Exercise objective:
Restate the whole listing word for word. Pictures are left out.

━━━━━━━━━━━━━━━━━━━━

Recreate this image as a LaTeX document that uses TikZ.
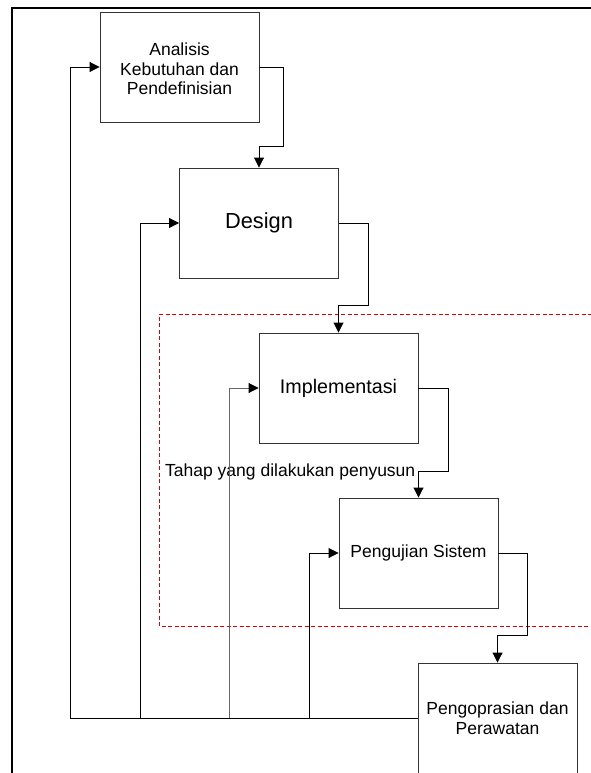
\documentclass[tikz,border=0pt]{standalone}
\usepackage{fontspec}
\setmainfont{Liberation Sans}
\usetikzlibrary{arrows.meta}
\begin{document}
\begin{tikzpicture}[x=1pt,y=-1pt,
  box/.style={draw=black!80,line width=0.9pt,minimum width=159pt,minimum height=110pt,inner sep=0pt,align=center,font=\fontsize{17.5}{19.5}\selectfont},
  conn/.style={draw=black,line width=0.9pt},
  arr/.style={conn,-{Triangle[length=10pt,width=10pt]}},
  grayarr/.style={draw=black!60,line width=0.9pt,-{Triangle[length=10pt,width=10pt,color=black]}},
  lbl/.style={font=\fontsize{17.5}{19.5}\selectfont,inner sep=0pt}]
\useasboundingbox (0,0) rectangle (590,773);
% outer frame
\draw[line width=2.2pt] (12,775) -- (12,8) -- (592,8);
% red dashed region
\draw[red!85!black,line width=0.9pt,dash pattern=on 4pt off 2.5pt] (592,314) -- (159,314) -- (159,626) -- (592,626);
% boxes
\node[box] (b1) at (179.5,67) {\rule{0pt}{17pt}Analisis\\Kebutuhan dan\\Pendefinisian};
\node[box] (b2) at (259,223) {\fontsize{21.8}{24}\selectfont Design};
\node[box] (b3) at (338.5,388) {\fontsize{19.7}{22}\selectfont Implementasi};
\node[box] (b4) at (418.5,553) {Pengujian Sistem};
\node[box] (b5) at (497.5,718) {Pengoprasian dan\\Perawatan};
% label
\node[lbl,anchor=base west] (lab) at (165,476) {Tahap yang dilakukan penyusun};
% forward connectors
\draw[arr] (b1.east) -| (283,146) -| (b2.north);
\draw[arr] (b2.east) -| (368,305) -| (b3.north);
\draw[arr] (b3.east) -| (448,471) -| (b4.north);
\draw[arr] (b4.east) -| (527,635) -| (b5.north);
% feedback connectors
\coordinate (c1) at (70,718);
\coordinate (c2) at (140,718);
\coordinate (c3) at (229,718);
\coordinate (c4) at (309,718);
\draw[arr] (b5.west) -- (c1) |- (b1.west);
\draw[arr] (c2) |- (b2.west);
\draw[grayarr] (c3) |- (b3.west);
\draw[arr] (c4) |- (b4.west);
\end{tikzpicture}
\end{document}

━━━━━━━━━━━━━━━━━━━━

The output:
Recreate this image as a LaTeX document that uses TikZ.
\documentclass[tikz,border=0pt]{standalone}
\usepackage{fontspec}
\setmainfont{Liberation Sans}
\usetikzlibrary{arrows.meta}
\begin{document}
\begin{tikzpicture}[x=1pt,y=-1pt,
  box/.style={draw=black!80,line width=0.9pt,minimum width=159pt,minimum height=110pt,inner sep=0pt,align=center,font=\fontsize{17.5}{19.5}\selectfont},
  conn/.style={draw=black,line width=0.9pt},
  arr/.style={conn,-{Triangle[length=10pt,width=10pt]}},
  grayarr/.style={draw=black!60,line width=0.9pt,-{Triangle[length=10pt,width=10pt,color=black]}},
  lbl/.style={font=\fontsize{17.5}{19.5}\selectfont,inner sep=0pt}]
\useasboundingbox (0,0) rectangle (590,773);
% outer frame
\draw[line width=2.2pt] (12,775) -- (12,8) -- (592,8);
% red dashed region
\draw[red!85!black,line width=0.9pt,dash pattern=on 4pt off 2.5pt] (592,314) -- (159,314) -- (159,626) -- (592,626);
% boxes
\node[box] (b1) at (179.5,67) {\rule{0pt}{17pt}Analisis\\Kebutuhan dan\\Pendefinisian};
\node[box] (b2) at (259,223) {\fontsize{21.8}{24}\selectfont Design};
\node[box] (b3) at (338.5,388) {\fontsize{19.7}{22}\selectfont Implementasi};
\node[box] (b4) at (418.5,553) {Pengujian Sistem};
\node[box] (b5) at (497.5,718) {Pengoprasian dan\\Perawatan};
% label
\node[lbl,anchor=base west] (lab) at (165,476) {Tahap yang dilakukan penyusun};
% forward connectors
\draw[arr] (b1.east) -| (283,146) -| (b2.north);
\draw[arr] (b2.east) -| (368,305) -| (b3.north);
\draw[arr] (b3.east) -| (448,471) -| (b4.north);
\draw[arr] (b4.east) -| (527,635) -| (b5.north);
% feedback connectors
\coordinate (c1) at (70,718);
\coordinate (c2) at (140,718);
\coordinate (c3) at (229,718);
\coordinate (c4) at (309,718);
\draw[arr] (b5.west) -- (c1) |- (b1.west);
\draw[arr] (c2) |- (b2.west);
\draw[grayarr] (c3) |- (b3.west);
\draw[arr] (c4) |- (b4.west);
\end{tikzpicture}
\end{document}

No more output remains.